Carry tim Dota 2 T1, Nuengnara Teeramahanon alias 23savage, kini menjadi salah satu player yang mendapat banyak sorotan luas setelah ia dan timnya berhasil lolos ke The International 10 (TI10) melalui direct invited alias perolehan poin Dota Pro Circuit.

Hal ini disebabkan karena ada banyak pihak yang percaya bahwa kesuksesan T1 lolos ke TI10 ini sebagian besar disebabkan oleh performa 23savage, meski hal ini sudah sempat dibantah oleh rekan satu timnya, Matthew “Whitemon” Filemon.

Terlepas dari segala hal dan jika tidak ada aral melintang, 23savage dan sebagian besar para pemain T1 saat ini akan melakukan debut di ajang TI pada 7-17 Oktober 2021 di Arena Nationala, Bucharest, Rumania.

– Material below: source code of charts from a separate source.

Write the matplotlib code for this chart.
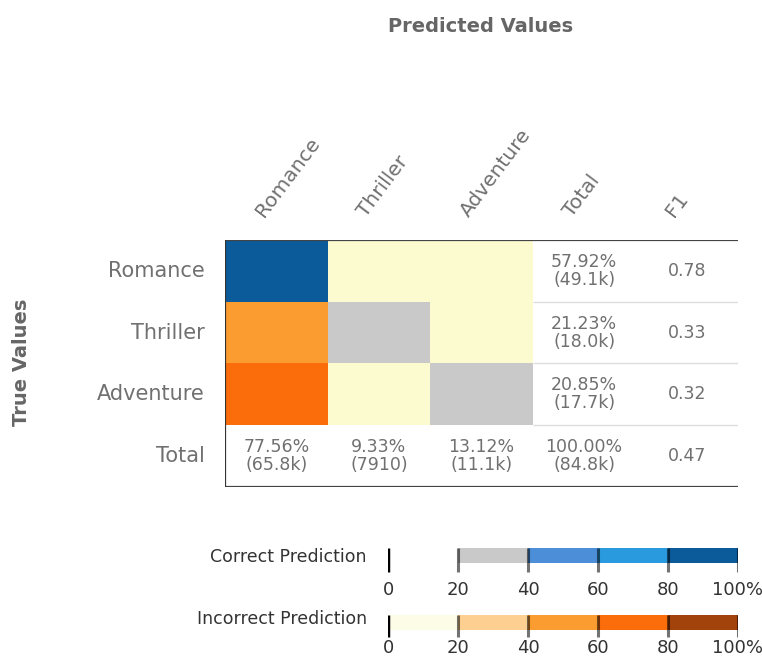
import matplotlib
matplotlib.use("Agg")
import matplotlib.pyplot as plt
from matplotlib.colors import ListedColormap, BoundaryNorm
from matplotlib.patches import Rectangle

# données
classes = ["Romance", "Thriller", "Adventure"]
row_labels = classes + ["Total"]
col_labels = classes + ["Total", "F1"]
# pourcentages par ligne (estimés d'après les couleurs des cases)
row_pct = [[91.2, 2.5, 6.3],
           [57.0, 24.0, 19.0],
           [60.5, 13.5, 26.0]]
row_total_pct = ["57.92%", "21.23%", "20.85%"]
row_total_n = ["(49.1k)", "(18.0k)", "(17.7k)"]
col_total_pct = ["77.56%", "9.33%", "13.12%", "100.00%"]
col_total_n = ["(65.8k)", "(7910)", "(11.1k)", "(84.8k)"]
f1 = ["0.78", "0.33", "0.32", "0.47"]

bins = [0, 20, 40, 60, 80, 100]
bin_labels = ["0", "20", "40", "60", "80", "100%"]
correct_colors = ["#ffffff", "#c9c9c9", "#4c8fd8", "#2a9ade", "#0b5a9a"]
incorrect_colors = ["#fcfbd0", "#fdd092", "#fa9c30", "#fb6d0b", "#a3430c"]

cmap_ok = ListedColormap(correct_colors)
cmap_ko = ListedColormap(incorrect_colors)
norm = BoundaryNorm(bins, len(correct_colors))

txt = "#707070"
plt.rcParams['font.family'] = ['DejaVu Sans']

fig = plt.figure(figsize=(7.62, 6.58), dpi=100)

# region matrice
ax = fig.add_axes([0.2953, 0.2599, 0.6732, 0.3754])
ax.set_xlim(0, len(col_labels))
ax.set_ylim(len(row_labels), 0)
ax.axis("off")

for i in range(len(classes)):
    for j in range(len(classes)):
        v = row_pct[i][j]
        c = cmap_ok(norm(v)) if i == j else cmap_ko(norm(v))
        ax.add_patch(Rectangle((j, i), 1, 1, facecolor=c, edgecolor="none"))

ax.hlines(range(1, len(row_labels)), len(classes), len(col_labels), color="#dddddd", lw=1)
ax.hlines([0, len(row_labels)], 0, len(col_labels), color="#444444", lw=1.6)
ax.vlines(0, 0, len(row_labels), color="#333333", lw=1.6)

for i in range(len(classes)):
    ax.text(3.5, i + 0.5, row_total_pct[i] + "\n" + row_total_n[i], ha="center", va="center",
            fontsize=12.5, color=txt, linespacing=1.0)
for j in range(len(col_total_pct)):
    ax.text(j + 0.5, 3.5, col_total_pct[j] + "\n" + col_total_n[j], ha="center", va="center",
            fontsize=12.5, color=txt, linespacing=1.0)
for i in range(len(f1)):
    ax.text(4.5, i + 0.5, f1[i], ha="center", va="center", fontsize=12.5, color=txt)

for i, lab in enumerate(row_labels):
    ax.text(-0.2, i + 0.5, lab, ha="right", va="center", fontsize=15, color=txt)
for j, lab in enumerate(col_labels):
    ax.text(j + 0.41, -0.32, lab, ha="left", va="bottom", rotation=53,
            rotation_mode="anchor", fontsize=14.5, color=txt)
# endregion

fig.text(481 / 762, 1 - 26 / 658, "Predicted Values", ha="center", va="center",
         fontsize=14, fontweight="bold", color="#666666")
fig.text(22 / 762, 1 - 362 / 658, "True Values", ha="center", va="center", rotation=90,
         fontsize=14, fontweight="bold", color="#666666")

# region légendes
def legende(top, colors, label, pad, label_dy, tick_end):
    lax = fig.add_axes([388 / 762, 1 - (top + 30) / 658, 350 / 762, 30 / 658])
    lax.set_xlim(0, 100)
    lax.set_ylim(1, 0)
    for k in range(len(colors)):
        lax.barh(0.35, bins[k + 1] - bins[k], left=bins[k], height=0.5,
                 color=colors[k], edgecolor="none", alpha=0.5 if k == 0 else 1)
    lax.vlines(bins[0], 0.1, tick_end, color="black", lw=2.5)
    lax.vlines(bins[1:], 0.1, tick_end, color="black", lw=2.2, alpha=0.55)
    for s in lax.spines.values():
        s.set_visible(False)
    lax.set_yticks([])
    lax.set_xticks(bins)
    lax.set_xticklabels(bin_labels, fontsize=13, color="#333333")
    lax.tick_params(axis="x", length=0, pad=pad)
    lax.patch.set_alpha(0)
    fig.text(367 / 762, 1 - (top + label_dy) / 658, label, ha="right", va="center",
             fontsize=12.5, color="#333333")

legende(545, correct_colors, "Correct Prediction", 4, 12, 0.9)
legende(612, incorrect_colors, "Incorrect Prediction", -2, 7, 0.82)
# endregion

fig.savefig("out.png", dpi=100)
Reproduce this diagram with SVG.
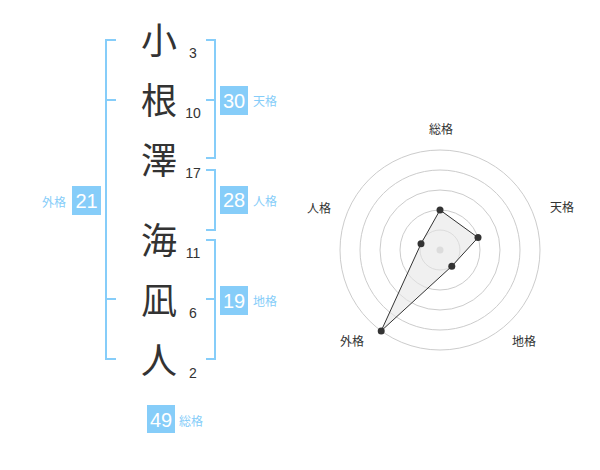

Dengan popularitasnya saat ini, ONE Esports tertarik untuk mengetahui seperti apa perjalanan karier dari 23savage dari awal sebelum mengenal Dota hingga bisa seperti saat ini, termasuk asal-usul dari in-game name (IGN)-nya yang cukup unik ketimbang player lainnya.


Awal 23savage mengenal Dota 2

T1, 23savage, Dota 2

Sama seperti kebanyakan pro player lainnya, pada awalnya 23savage bermain game untuk bersenang-senang bersama teman-temannya dengan memainkan Maple Story dan Getamp.

Setelah itu, saudaranya memperkenalkan dirinya dengan Dota 1 di Warcraft III. Ia pun langsung beralih ke Dota 2 setelah resmi dirilis. “Saya merasa Dota 2 lebih seimbang,” katanya.

Dalam waktu singkat, 23savage begitu menggemari game MOBA PC ini dan mengikuti scene profesional Dota 2 dengan mengenal para pemain besar pada saat itu. “Saya menyaksikkan Miracle- dan Arteezy bermain dan berpikir bahwa saya ingin menjadi seperti mereka,” tuturnya.

Di sisi lain, 23savage juga menyebutkan bahwa pemain idolanya saat itu adalah Miracle- dan Ana. Player asal Thailand berusia 19 tahun itu mengaku bangga bisa bersaing dengan idolanya di ajang Dota 2 besar dunia dalam beberapa tahun terakhir.


Kapan 23savage memutuskan menjadi pro player Dota 2?

23savage at DOTASummit13, Fnatic
Kredit: Beyond the Summit

Pada usianya yang masih sangat belia, 23savage sudah mampu menunjukkan skill mekanik yang luar biasa di scene pro Dota 2. Hal inilah yang berhasil mencuatkan namanya di awal karier karena sangat jarang ada player muda dengan skill setinggi dirinya.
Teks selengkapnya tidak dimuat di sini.